これは、郡県を支える漢族や、各郡の領域内に潜む異民族集団が、強い自立性をもっていたことが原因である。
彼らは、「曹操は、頼りにならず、逆に、羌族の血を引く馬超は、羌胡化で台頭した頼りがいのある涼州軍閥の雄である」と認識したのである。
反対に、楊阜が、鹵城で馬超に反旗を翻したのも、個々の集団が強い自立性を持つことの証拠で、楊阜の天水楊氏は、四姓の姜氏と通婚関係にあり、馬超側につかなかった一部の姜氏が、この地域に台頭しようとする馬超を叩く決断をして、楊阜側についたということである。
このように、天水四姓にしても、1枚岩ではない。
例えば、天水四姓の有力豪族である姜維は、今回の北伐の緒戦で、蜀漢に帰順した将来有望な将軍である。
彼らは、遥か遠くの許都や洛陽とのコネクションすら保持していた。
確かに、関中や隴西の諸勢力は、中原の混乱から遠く離れた地で、自立をしている。
しかし、次の時代は、どうなるかを考え、自集団は、どのように身を振るべきかも、真剣に考えている。
その過程で、馬超は、中原の曹操政権と徹底的に対決し、楊阜は、ゆるやかな融合をはかった。
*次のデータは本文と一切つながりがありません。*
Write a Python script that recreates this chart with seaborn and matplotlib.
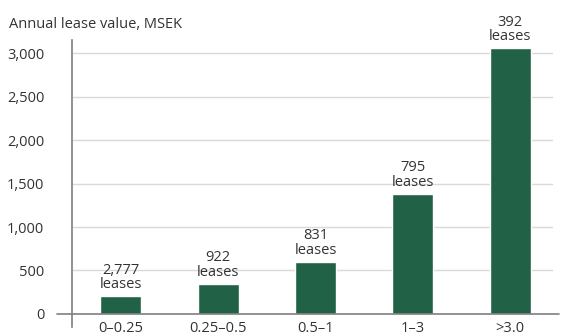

地域では、当然、漢末以前から居住していた郡県の「民」や「蛮夷」は存在し、その上で、「巴蛮」「板楯蛮」「巴氐」といったよそからの移民政策が、行われている。
彼らは、この時代、この地域で、混在していったのである。
こうして、隴西の地には、かつて存在したユーゴスラビアのように、モザイク状の自主管理社会集団が形成されていった。
諸葛亮が考える第一次北伐においては、その現実的な手段として、点在するこれらの諸集団ひとつひとつを引き入れ、蜀漢の勢力圏を作った後、長安を含む関中を得て、仮に曹魏の中央正規軍と対決しても、簡単に崩れない形を作ることが第一歩目なのである。
そうして、諸葛亮の目論見は、ひとまず成功する。
相手にとって寝耳に水となる諸葛亮の西への奇襲は、天水、南安、安定という三郡の叛曹魏という成果を得た。
ただし、この三郡を一時的に手にしただけでは、その意味は、無に等しい。
先の南蛮制圧と同じである。
「力」と「仁愛」と「寛容」さを以って、辺境の民と蛮族の心を帰服させること。
すなわち、諸葛亮は、この領域を維持することで力を見せつけ、混在するモザイク集団の支持を得つづける必要があるのだ。
◆ ◆ ◆ 事件は、常に現場で ◆ ◆ ◆
蜀漢軍、先陣の司令官、馬謖。
孫子、呉子、六韜、司馬法、尉繚子・・・
彼は、あらゆる兵法書を読み、これを議論した。
兵法書は、戦争を考える上での、最高の参考書である。
しかし、実際の戦争は、兵法書に書いてある通りには、進まない。
事件は、机上で起きるのではなく、常に現場で起きているのだ。
曹操は、それをよく知っており、自ら筆を執って孫子の兵法書のバージョンアップ版を書き記した。
省略されている部分を補い、現場に生きた総指揮官であるからこそ分かる注釈を新たに加え、古い書物を、孟徳自ら新書として改訂したのだ。
第一次北伐。
街亭の戦いにおいて、蜀漢の総指揮官・諸葛亮は、この現実を思い知らされることとなる。